I'm going to apply to some lab-based jobs tomorrow. Whee.

stormblade
17-08-2012, 00:21
I'm a philologist so I don't do much theory besides literature theory and linguistics, the former is easily forgettable while the latter can be of use occasionally.

So no, I don't think I hate it.

Jo Bennett
17-08-2012, 16:36
I did MSci Theoretical Physics with Mathematics. I'm all about the theory. Practical work always seemed to me, by turns, tedious, messy, and potentially dangerous.

Poseidal
18-08-2012, 08:35
Should not theory and practice be married and never let out of the house without one-another?

Gary wyper
18-08-2012, 08:42
heavens no if they were married they would get along even less with one and other

Sent from my GT-S5830 using Tapatalk 2

Jo Bennett
18-08-2012, 11:51
Should not theory and practice be married and never let out of the house without one-another?

I think they're quite happy to be Just Good Friends.

Artinam
19-08-2012, 10:28
I did international relations, and the theories in this simply provide ways at looking at something and analysing them.
Not taking them as the absolute truth because of their limitations is something your learn day one.

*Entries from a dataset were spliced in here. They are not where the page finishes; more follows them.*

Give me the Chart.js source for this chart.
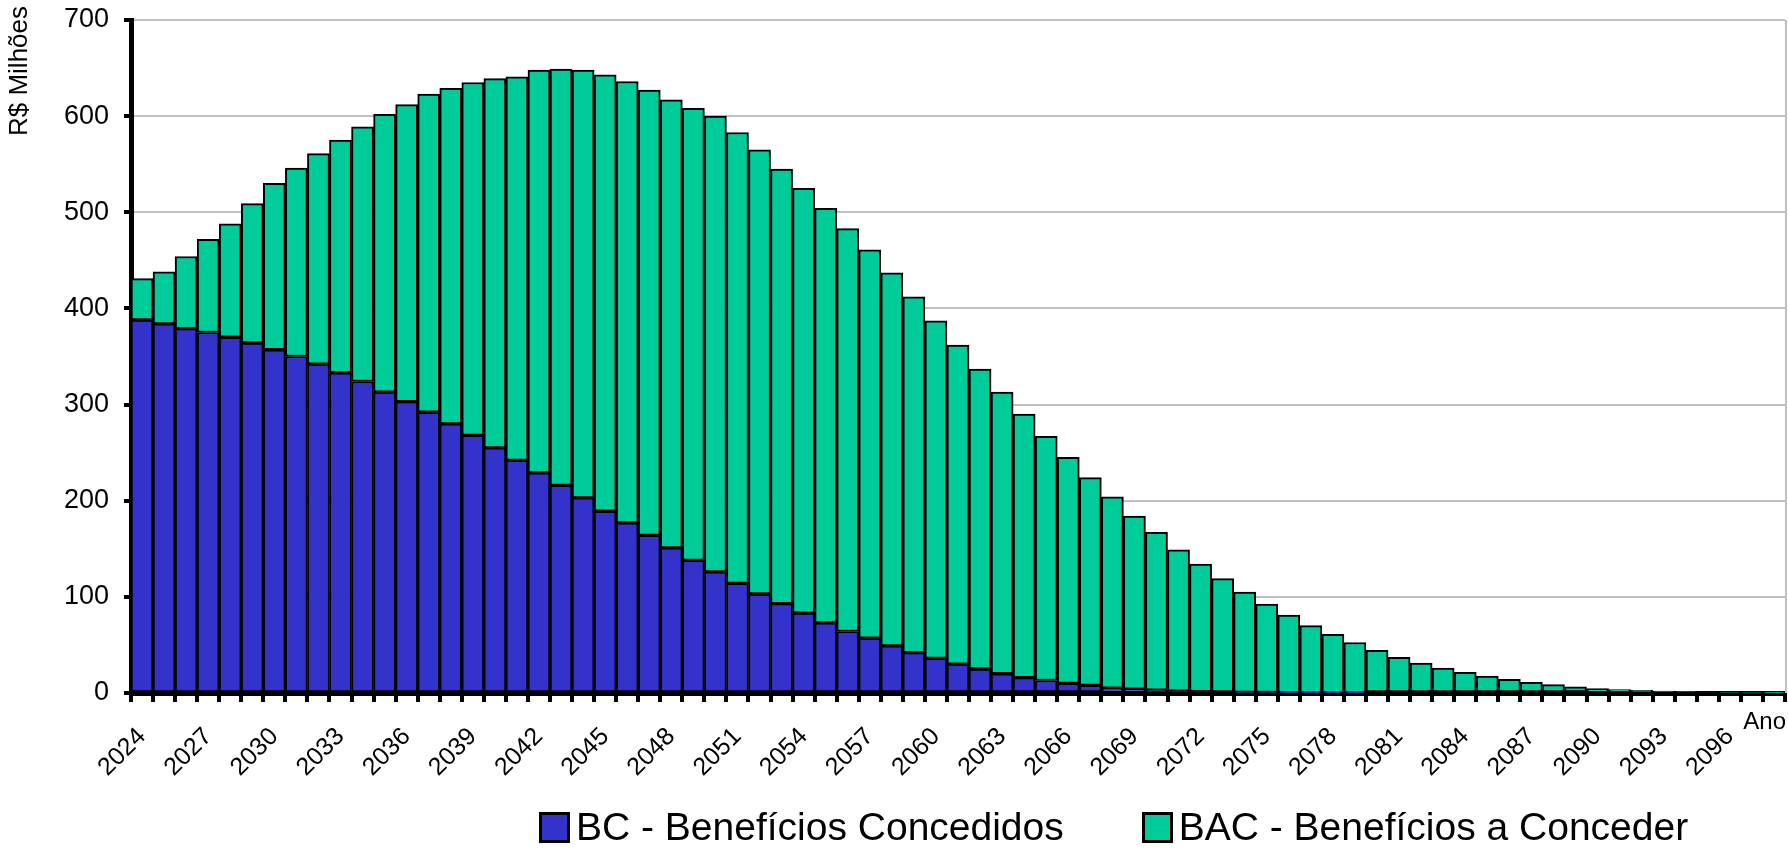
<!DOCTYPE html>
<html lang="pt-BR">
<head>
<meta charset="utf-8">
<title>BC e BAC - Projeção</title>
<script src="https://cdn.jsdelivr.net/npm/chart.js@4.4.1/dist/chart.umd.min.js"></script>
<style>
  html, body { margin: 0; padding: 0; background: #fff; }
  #wrap { position: relative; width: 1788px; height: 851px; }
  #legend {
    position: absolute; left: 539px; top: 807px; height: 40px;
    font-family: 'Liberation Sans', Arial, sans-serif; font-size: 39px; color: #000;
    display: flex; align-items: center; white-space: nowrap;
  }
  .item { display: flex; align-items: center; }
  .box { width: 25px; height: 25px; border: 3px solid #000; margin-right: 6px; }
  .gap { width: 78px; }
</style>
</head>
<body>
<div id="wrap">
  <canvas id="chart" width="1788" height="851"></canvas>
  <div id="legend"></div>
</div>
<script>
const years = [
  '2024', '2025', '2026', '2027', '2028', '2029', '2030', '2031', '2032', '2033',
  '2034', '2035', '2036', '2037', '2038', '2039', '2040', '2041', '2042', '2043',
  '2044', '2045', '2046', '2047', '2048', '2049', '2050', '2051', '2052', '2053',
  '2054', '2055', '2056', '2057', '2058', '2059', '2060', '2061', '2062', '2063',
  '2064', '2065', '2066', '2067', '2068', '2069', '2070', '2071', '2072', '2073',
  '2074', '2075', '2076', '2077', '2078', '2079', '2080', '2081', '2082', '2083',
  '2084', '2085', '2086', '2087', '2088', '2089', '2090', '2091', '2092', '2093',
  '2094', '2095', '2096', '2097', '2098'
];

// anos que aparecem no eixo (de 3 em 3)
const shownYears = [
  '2024', '2027', '2030', '2033', '2036', '2039', '2042', '2045', '2048', '2051',
  '2054', '2057', '2060', '2063', '2066', '2069', '2072', '2075', '2078', '2081',
  '2084', '2087', '2090', '2093', '2096'
];

// R$ milhões
const bcValues = [
  388, 384, 379, 375, 370, 364, 357, 350, 342, 333,
  324, 313, 303, 292, 280, 268, 255, 242, 229, 216,
  203, 189, 177, 164, 151, 138, 126, 114, 103, 93,
  83, 73, 64, 57, 49, 42, 36, 30, 25, 20,
  16, 13, 10, 8, 5, 4, 3, 2, 1.5, 1,
  0.7, 0.5, 0.3, 0.2, 0.1, 0.1, 0, 0, 0, 0,
  0, 0, 0, 0, 0, 0, 0, 0, 0, 0,
  0, 0, 0, 0, 0
];

const bacValues = [
  43, 54, 75, 97, 118, 145, 173, 196, 219, 242,
  265, 289, 309, 331, 349, 367, 384, 399, 419, 433,
  445, 454, 459, 463, 466, 470, 474, 469, 462, 452,
  442, 431, 419, 404, 388, 370, 351, 332, 312, 293,
  274, 254, 235, 216, 199, 180, 164, 147, 132.5, 118,
  104.3, 92, 80.7, 69.8, 60.9, 52.4, 44.5, 37, 31, 26,
  21.5, 17.5, 14.3, 11.1, 8.7, 6.3, 4.5, 3.5, 2.8, 2.1,
  1.4, 1.0, 0.7, 0.5, 0.3
];

const seriesNames = ['BC - Benefícios Concedidos', 'BAC - Benefícios a Conceder'];
const COLORS = { bc: '#3333CC', bac: '#00CC99', grid: '#c0c0c0' };
const FONT = "'Liberation Sans', Arial, sans-serif";

// legenda em HTML (fica deslocada para a direita como no original)
function buildLegend() {
  const legend = document.getElementById('legend');
  [COLORS.bc, COLORS.bac].forEach((color, i) => {
    if (i > 0) {
      const gap = document.createElement('div');
      gap.className = 'gap';
      legend.appendChild(gap);
    }
    const item = document.createElement('div');
    item.className = 'item';
    const box = document.createElement('div');
    box.className = 'box';
    box.style.background = color;
    const label = document.createElement('span');
    label.textContent = seriesNames[i];
    item.appendChild(box);
    item.appendChild(label);
    legend.appendChild(item);
  });
}

// borda direita, título do eixo y no topo e o rótulo "Ano"
const extras = {
  id: 'extras',
  afterDraw(chart) {
    const { ctx, chartArea } = chart;
    ctx.save();
    ctx.strokeStyle = COLORS.grid;
    ctx.lineWidth = 2;
    ctx.beginPath();
    ctx.moveTo(chartArea.right + 1, chartArea.top);
    ctx.lineTo(chartArea.right + 1, chartArea.bottom);
    ctx.stroke();

    ctx.fillStyle = '#000';
    ctx.font = `24px ${FONT}`;
    ctx.textAlign = 'right';
    ctx.textBaseline = 'alphabetic';
    ctx.fillText('Ano', 1786, 729);

    ctx.translate(20, 71);
    ctx.rotate(-Math.PI / 2);
    ctx.font = `26px ${FONT}`;
    ctx.textAlign = 'center';
    ctx.textBaseline = 'middle';
    ctx.fillText('R$ Milhões', 0, 0);
    ctx.restore();
  }
};

buildLegend();

new Chart(document.getElementById('chart'), {
  type: 'bar',
  data: {
    labels: years,
    datasets: [
      {
        label: seriesNames[0],
        data: bcValues,
        backgroundColor: COLORS.bc,
        borderColor: '#000',
        borderWidth: 2,
        borderSkipped: false
      },
      {
        label: seriesNames[1],
        data: bacValues,
        backgroundColor: COLORS.bac,
        borderColor: '#000',
        borderWidth: 2,
        borderSkipped: false
      }
    ]
  },
  options: {
    responsive: false,
    animation: false,
    layout: { padding: { top: 20, right: 3, left: 0, bottom: 0 } },
    datasets: { bar: { categoryPercentage: 1, barPercentage: 1 } },
    plugins: {
      legend: { display: false },
      tooltip: { enabled: false }
    },
    scales: {
      x: {
        stacked: true,
        offset: true,
        afterFit: (scale) => {
          scale.height = 158;
          scale.paddingLeft = 0;
          scale.paddingRight = 0;
        },
        border: { color: '#000', width: 5 },
        grid: {
          display: true,
          drawOnChartArea: false,
          drawTicks: true,
          offset: true,
          color: '#000',
          lineWidth: 4,
          tickLength: 9
        },
        ticks: {
          autoSkip: false,
          minRotation: 45,
          maxRotation: 45,
          padding: 20,
          color: '#000',
          font: { family: FONT, size: 25 },
          callback(value) {
            const year = this.getLabelForValue(value);
            return shownYears.includes(year) ? year : '';
          }
        }
      },
      y: {
        stacked: true,
        min: 0,
        max: 700,
        afterFit: (scale) => {
          scale.width = 131;
          scale.paddingTop = 0;
          scale.paddingBottom = 0;
        },
        border: { color: '#000', width: 5 },
        grid: {
          color: COLORS.grid,
          lineWidth: 2,
          tickColor: '#000',
          tickWidth: 4,
          tickLength: 7
        },
        ticks: {
          stepSize: 100,
          padding: 15,
          color: '#000',
          font: { family: FONT, size: 27 }
        }
      }
    }
  },
  plugins: [extras]
});
</script>
</body>
</html>
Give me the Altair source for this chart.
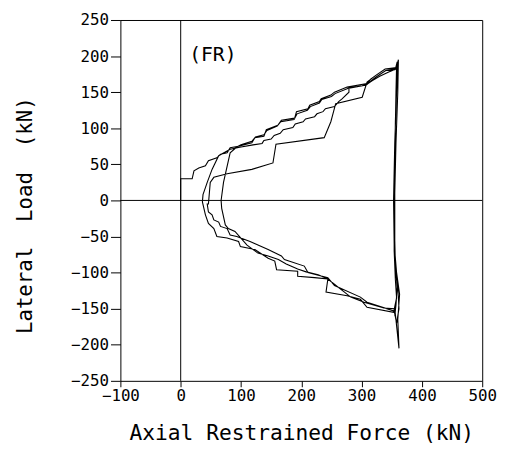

It does give a good deal of knowledge and insight in why people do certain things.

Its really interesting to view say the civil war in Syria from a Neo-realist, a neo-liberal and a marxist perpective. It more or less explains in more then one way why the international community isn't intervening.

Irisado
19-08-2012, 11:33
I did international relations, and the theories in this simply provide ways at looking at something and analysing them.
Not taking them as the absolute truth because of their limitations is something your learn day one. It does give a good deal of knowledge and insight in why people do certain things.

Some of these theories are, however, more convincing than others when applied to different strands of international relations. For example, it's very difficult to apply a constructivist theory to explain foreign policy, since realism tends to dominate this particularly aspect of international relations.

That said, I dislike the concept of labelling which comes from theory, as so many of my colleagues like to say that person x is a realist, person y is a constructivist, and so on. Luckily, I'm so rubbish and disinterested in theory that nobody has been able to label me.

CasperTheGhost
19-08-2012, 16:22
I did MSci Theoretical Physics with Mathematics. I'm all about the theory. Practical work always seemed to me, by turns, tedious, messy, and potentially dangerous.

Reminds me of a lab from last year, where we were told if we opened up one of the compounds outside of a fumehood we could kill everyone in the lab. Pfff who says labs are dangerous :p

I mainly dislike theory when it's not place into context, i.e. when we're taught about a mechanism or such but not taught how it can be used in actual synthesis of chemicals. It makes it far more of a pain when it comes to actually using it in the real life setting. But when taught in the context I don't mind it at all.